Global oil storage market is set to hit $17.22 billion, registering a compound annual growth rate (CAGR) of 4.2 per cent over the next six years from 2017 to 2023, said a report.
The market had been valued at $12.86 billion last year. It is now set to become more competitive due to burgeoning investments by some of the key market players, according to Transparency Market Research (TMR).
Various industry players are undertaking strategic collaborations including joint ventures, acquisitions, mergers and partnerships in order to establish a stronger market position.
The stiffening competition in the oil trading market is prompting the players to expand their crude oil storage infrastructures and terminal networks, and invest in the development of storage facilities and new pipelines.
Fluctuations in global rates of natural gases and crude oil are prompting vendors to own high qualities of petroleum fuel and reserve them at storage facilities.
The storage can even be for a short span of time as the oil could be transported for refinement. Increase in oil production is another factor that has encouraged suppliers to improve their inventories and infrastructure to store large quantities of oil.
The emergence of Liquefied Natural Gas (LNG)-powered marine containers due to proliferation of LNG projects is expected to further expand the oil storage market.
Regularly evolving consciousness of environment hazards enforced by regulators globally has impacted the flow and storage of Petroleum Products - the most looked forward is the changing specification of Fuel oil.
In October this year, the International Maritime Organization (IMO) announced that it was going ahead with a global Sulphur cap of 0.5 per cent on marine fuels starting from January 1, 2020. To achieve this specification, industry experts have shared that it would need more blending and increased storage resources.
The Middle East and Africa (MEA) region holds a dominating position in the global oil storage market due to the contribution of Qatar, Oman, the UAE, Iran, Saudi Arabia and Nigeria to the sector.

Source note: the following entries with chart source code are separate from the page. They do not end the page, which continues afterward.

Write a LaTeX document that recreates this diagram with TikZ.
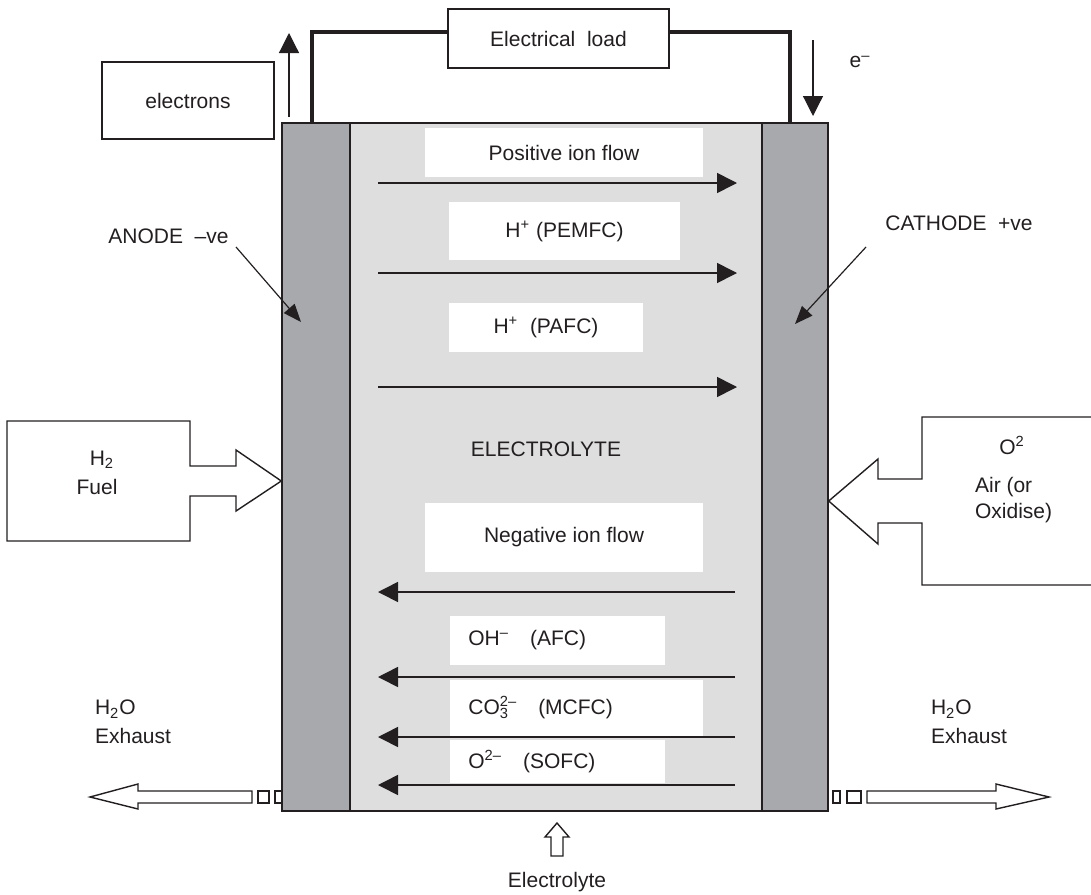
\documentclass[tikz,border=0pt]{standalone}
\usepackage{fontspec}
\setmainfont{Liberation Sans}
\usetikzlibrary{arrows.meta}
\definecolor{electrodegray}{RGB}{168,169,172}
\definecolor{inkgray}{RGB}{35,31,32}
\newcommand{\ionsub}[2]{\rlap{\textsubscript{#1}}\textsuperscript{#2}}

\begin{document}
\begin{tikzpicture}[x=0.5pt,y=-0.5pt,
  every node/.style={font=\fontsize{10.5}{12.6}\selectfont, text=inkgray},
  electrode/.style={draw=inkgray, line width=0.7pt, fill=electrodegray,
    minimum height=344pt, inner sep=0pt},
  plainbox/.style={draw=inkgray, line width=0.6pt, fill=white, inner sep=0pt},
  ionbox/.style={fill=white, inner sep=0pt},
  flow/.style={draw=inkgray, line width=0.8pt, -{Triangle[length=10pt,width=10pt]}},
  pointer/.style={draw=inkgray, line width=0.6pt, -{Triangle[length=9pt,width=7pt]}},
  wire/.style={draw=inkgray, line width=2.3pt},
  block/.style={draw=inkgray, line width=0.7pt, fill=white}]
\useasboundingbox (0,0) rectangle (1091,894);

% exhaust outlets (drawn first, the electrodes cover their ends)
\draw[block] (258,791) rectangle (269,803);
\draw[block] (275,791) rectangle (284,803);
\draw[block] (90,797) -- (138,784) -- (138,791) -- (252,791) -- (252,803)
  -- (138,803) -- (138,809) -- cycle;
\draw[block] (833,791) rectangle (840,803);
\draw[block] (847,791) rectangle (861,803);
\draw[block] (867,791) -- (996,791) -- (996,784) -- (1049,797) -- (996,809)
  -- (996,803) -- (867,803) -- cycle;

% the cell
\node[draw=inkgray, line width=0.6pt, fill=black!13, inner sep=0pt,
  minimum width=206pt, minimum height=344pt] (electrolyte) at (556,467) {};
\node[electrode, minimum width=34pt] (anode) at (316,467) {};
\node[electrode, minimum width=33pt] (cathode) at (795,467) {};
\node (ellbl) at (546,449) {ELECTROLYTE};

% ion flow
\node[ionbox, minimum width=139pt, minimum height=24.5pt] (posflow) at (564,152.5) {Positive ion flow};
\node[ionbox, minimum width=115.5pt, minimum height=29pt] (pemfc) at (564.5,231) {H\textsuperscript{+} (PEMFC)};
\node[ionbox, minimum width=97pt, minimum height=24.5pt] (pafc) at (546,327.5) {H\textsuperscript{+}\ \ (PAFC)};
\node[ionbox, minimum width=139pt, minimum height=34.5pt] (negflow) at (564,537.5) {Negative ion flow};
\node[ionbox, anchor=west, inner xsep=9pt, text width=89.5pt, align=left,
  minimum height=24.5pt] (afc) at (450,640.5) {OH\textsuperscript{–}\ \ \ (AFC)};
\node[ionbox, anchor=west, inner xsep=9pt, text width=108.5pt, align=left,
  minimum height=28pt] (mcfc) at (450,708) {CO\ionsub{3}{2–}\ \ \ (MCFC)};
\node[ionbox, anchor=west, inner xsep=9pt, text width=89.5pt, align=left,
  minimum height=21.5pt] (sofc) at (450,761.5) {O\textsuperscript{2–}\ \ \ (SOFC)};
\foreach \y in {183,273,387}
  \draw[flow] (378,\y) -- (737,\y);
\foreach \y in {592,677,737,785}
  \draw[flow] (735,\y) -- (378,\y);

% external circuit
\node[plainbox, minimum width=110.5pt, minimum height=29.5pt] (load) at (558.5,38.5) {Electrical\ \ load};
\coordinate (wireL) at (312,123);
\coordinate (wireR) at (790,123);
\draw[wire] (wireL) |- ([yshift=3.25pt]load.west);
\draw[wire] ([yshift=3.25pt]load.east) -| (wireR);
\node[plainbox, minimum width=86pt, minimum height=38.5pt] (electrons) at (188,100.5) {electrons};
\coordinate (eupS) at (289,117);
\coordinate (eupE) at (289,33);
\draw[flow, line width=0.6pt] (eupS) -- (eupE);
\coordinate (edownS) at (813,40);
\coordinate (edownE) at (813,116);
\draw[flow, line width=0.6pt] (edownS) -- (edownE);
\node (elbl) at (860,62) {e\textsuperscript{–}};

% electrode labels
\node (anodelbl) at (168.5,236) {ANODE\ \ –ve};
\coordinate (anodeS) at (236,247);
\coordinate (anodeT) at (301,322);
\draw[pointer] (anodeS) -- (anodeT);
\node (cathlbl) at (959,223) {CATHODE\ \ +ve};
\coordinate (cathS) at (866,247);
\coordinate (cathT) at (795,324);
\draw[pointer] (cathS) -- (cathT);

% fuel inlet
\draw[block] (7,421) -- (190,421) -- (190,466) -- (236,466) -- (236,450)
  -- (anode.west |- 0,481) -- (236,511) -- (236,496) -- (190,496)
  -- (190,541) -- (7,541) -- cycle;
\node (h2) at (102,460) {H\textsubscript{2}};
\node (fuel) at (97,487) {Fuel};

% oxidant inlet
\draw[block] (1092,417) -- (922,417) -- (922,479) -- (878,479) -- (878,459)
  -- (cathode.east |- 0,501) -- (878,544) -- (878,523) -- (922,523)
  -- (922,585) -- (1092,585);
\node (o2) at (1012,445) {O\textsuperscript{2}};
\node[anchor=west, align=left] (air) at (968,500) {Air (or\\Oxidise)};

% exhaust and electrolyte labels
\node[anchor=west, align=left] (exhL) at (88,722) {H\textsubscript{2}O\\[1.9pt]Exhaust};
\node[anchor=west, align=left] (exhR) at (924,722) {H\textsubscript{2}O\\[1.9pt]Exhaust};
\draw[block] (557,823) -- (569,837) -- (563,837) -- (563,856) -- (551,856)
  -- (551,837) -- (545,837) -- cycle;
\node (ellbl2) at (557,882) {Electrolyte};
\end{tikzpicture}
\end{document}
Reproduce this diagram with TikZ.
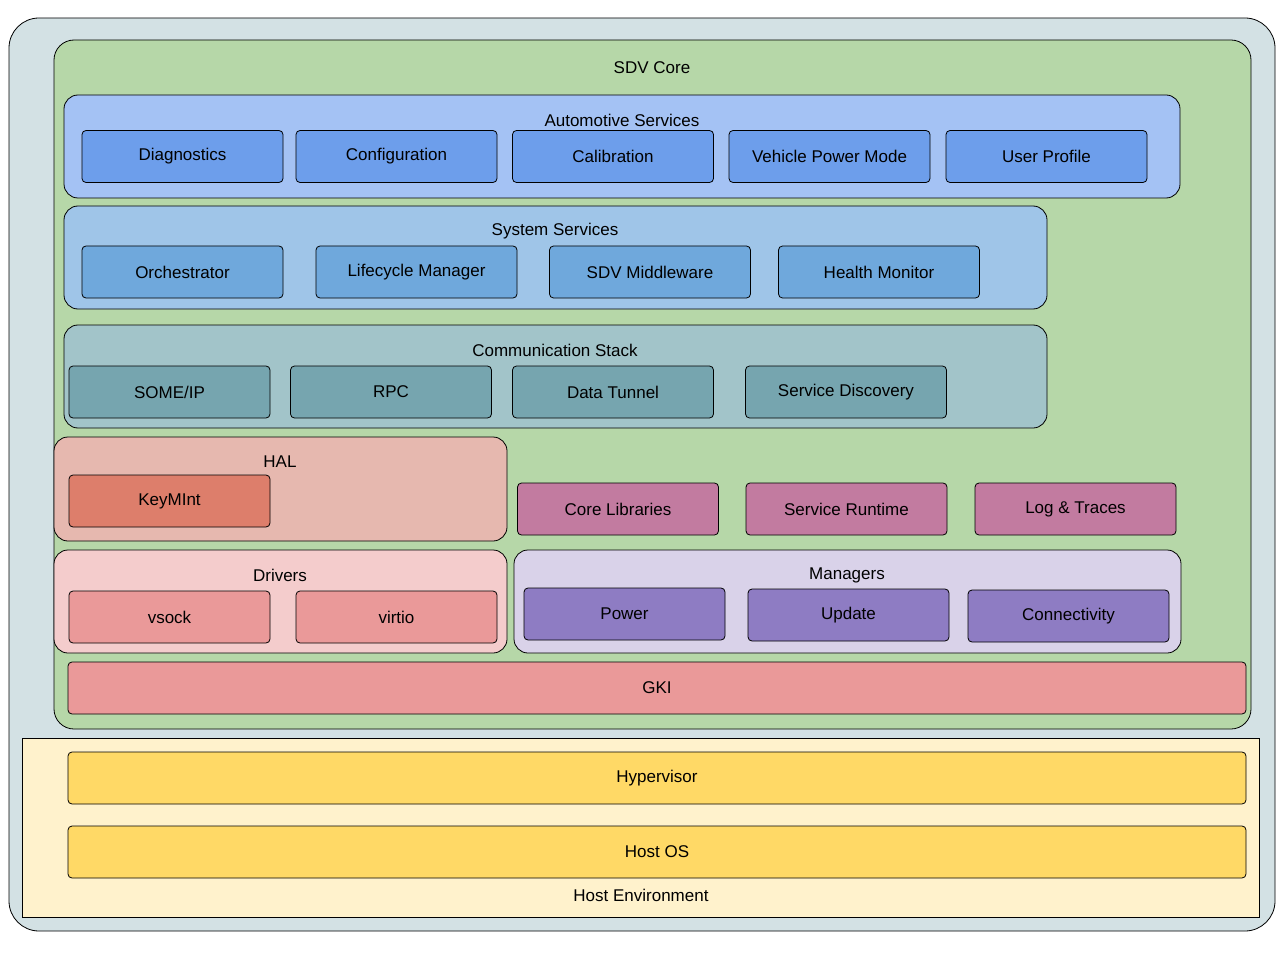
\documentclass[tikz,border=0pt]{standalone}
\usepackage{fontspec}
\setmainfont{Liberation Sans}
\usepackage{xcolor}
\definecolor{outerbg}{HTML}{D3E1E4}
\definecolor{coregreen}{HTML}{B6D7A8}
\definecolor{autobg}{HTML}{A4C2F4}
\definecolor{autobox}{HTML}{6D9EEB}
\definecolor{sysbg}{HTML}{9FC5E8}
\definecolor{sysbox}{HTML}{6FA8DC}
\definecolor{commbg}{HTML}{A2C4C9}
\definecolor{commbox}{HTML}{76A5AF}
\definecolor{halbg}{HTML}{E6B8AF}
\definecolor{halbox}{HTML}{DD7E6B}
\definecolor{libbox}{HTML}{C27BA0}
\definecolor{drvbg}{HTML}{F4CCCC}
\definecolor{drvbox}{HTML}{EA9999}
\definecolor{mgrbg}{HTML}{D9D2E9}
\definecolor{mgrbox}{HTML}{8E7CC3}
\definecolor{hostbg}{HTML}{FFF2CC}
\definecolor{hostbox}{HTML}{FFD966}

\begin{document}
\begin{tikzpicture}[x=1pt,y=-1pt,line width=0.8pt,
  font=\fontsize{17}{20}\selectfont,
  group/.style={draw,rounded corners=14pt},
  box/.style={draw,rounded corners=4pt,minimum width=201pt,minimum height=52pt,inner sep=0pt}]
\useasboundingbox (0,0) rectangle (1280,960);

% layers
\draw [group,fill=outerbg,rounded corners=30pt] (9,18) rectangle (1275,931);
\draw [group,fill=coregreen,rounded corners=20pt] (54,40) rectangle (1251,729);
\node (core) at (652,68) {SDV Core};

\draw [group,fill=autobg] (64,95) rectangle (1180,198);
\node (auto) at (622,120) {Automotive Services};
\node[box,fill=autobox] (diag) at (182.5,156.5) {Diagnostics};
\node[box,fill=autobox] (conf) at (396.5,156.5) {Configuration};
\node[box,fill=autobox] (cali) at (613,156.5) {Calibration};
\node[box,fill=autobox] (vpm) at (829.5,156.5) {Vehicle Power Mode};
\node[box,fill=autobox] (user) at (1046.5,156.5) {User Profile};

\draw [group,fill=sysbg] (64,206) rectangle (1047,309);
\node (sys) at (555,231) {System Services};
\node[box,fill=sysbox] (orch) at (182.5,272) {Orchestrator};
\node[box,fill=sysbox] (life) at (416.5,272) {Lifecycle Manager};
\node[box,fill=sysbox] (mid) at (650,272) {SDV Middleware};
\node[box,fill=sysbox] (health) at (879,272) {Health Monitor};

\draw [group,fill=commbg] (64,325) rectangle (1047,428);
\node (comm) at (555,350) {Communication Stack};
\node[box,fill=commbox] (someip) at (169.5,392) {SOME/IP};
\node[box,fill=commbox] (rpc) at (391,392) {RPC};
\node[box,fill=commbox] (tunnel) at (613,392) {Data Tunnel};
\node[box,fill=commbox] (disc) at (846,392) {Service Discovery};

\draw [group,fill=halbg] (54,437) rectangle (507,541);
\node (hal) at (280,462) {HAL};
\node[box,fill=halbox] (keymint) at (169.5,501) {KeyMInt};

\node[box,fill=libbox] (corelib) at (618,509) {Core Libraries};
\node[box,fill=libbox] (runtime) at (846.5,509) {Service Runtime};
\node[box,fill=libbox] (log) at (1075.5,509) {Log \& Traces};

\draw [group,fill=drvbg] (54,550) rectangle (507,653);
\node (drv) at (280,575) {Drivers};
\node[box,fill=drvbox] (vsock) at (169.5,617) {vsock};
\node[box,fill=drvbox] (virtio) at (396.5,617) {virtio};

\draw [group,fill=mgrbg] (514,550) rectangle (1181,653);
\node (mgr) at (847,575) {Managers};
\node[box,fill=mgrbox] (power) at (624.5,614) {Power};
\node[box,fill=mgrbox] (update) at (848.5,615) {Update};
\node[box,fill=mgrbox] (conn) at (1068.5,616) {Connectivity};

\node[box,fill=drvbox,minimum width=1178pt] (gki) at (657,688) {GKI};

% host
\draw [fill=hostbg] (22,738) rectangle (1259,917);
\node[box,fill=hostbox,minimum width=1178pt] (hyp) at (657,778) {Hypervisor};
\node[box,fill=hostbox,minimum width=1178pt] (hostos) at (657,852) {Host OS};
\node (hostenv) at (641,895) {Host Environment};
\end{tikzpicture}
\end{document}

This region is expected to post a CAGR of 7.91 per cent between 2014 and 2024.
Renish Group, a fast-growing company in the oil storage space, is well positioned to address the rising demands in the sector, with a vision to be a global energy organization.
The group has grown to become a $500 million company in 2016 from $240.00 million in 2012, with assets estimated at $30 million.
Renish storage facility, known as Alaska International FZE, has 22 tanks with capacities ranging from 3,400m3 to 6,500m3 with a combined capacity of 125,000m3, capable of handling various petroleum products and located at the strategic port of Hamriyah, in the UAE.
With the highest share of revenue coming from the Middle East region at 36 per cent, the Group is strategically expanding into new territories with horizontal and vertical growth plans.
Kalrav Dixit, the executive director, said: "Renish Group is rightly ‘moving forward with energy’ to become one of the leading players in the global oil storage space."
"With steady growth, a diversified product portfolio and a well-defined roadmap, we are poised to climb up the value chain by introducing more terminals and trading offices across the globe, along with alliances with major industry players in all locations and business areas," he stated.
Within a few years of its international presence, Renish Group has firmly established itself in key global markets, exploring profits in the value chain and making capital investments in terminals and logistics for further expansion of its footprint globally, he added.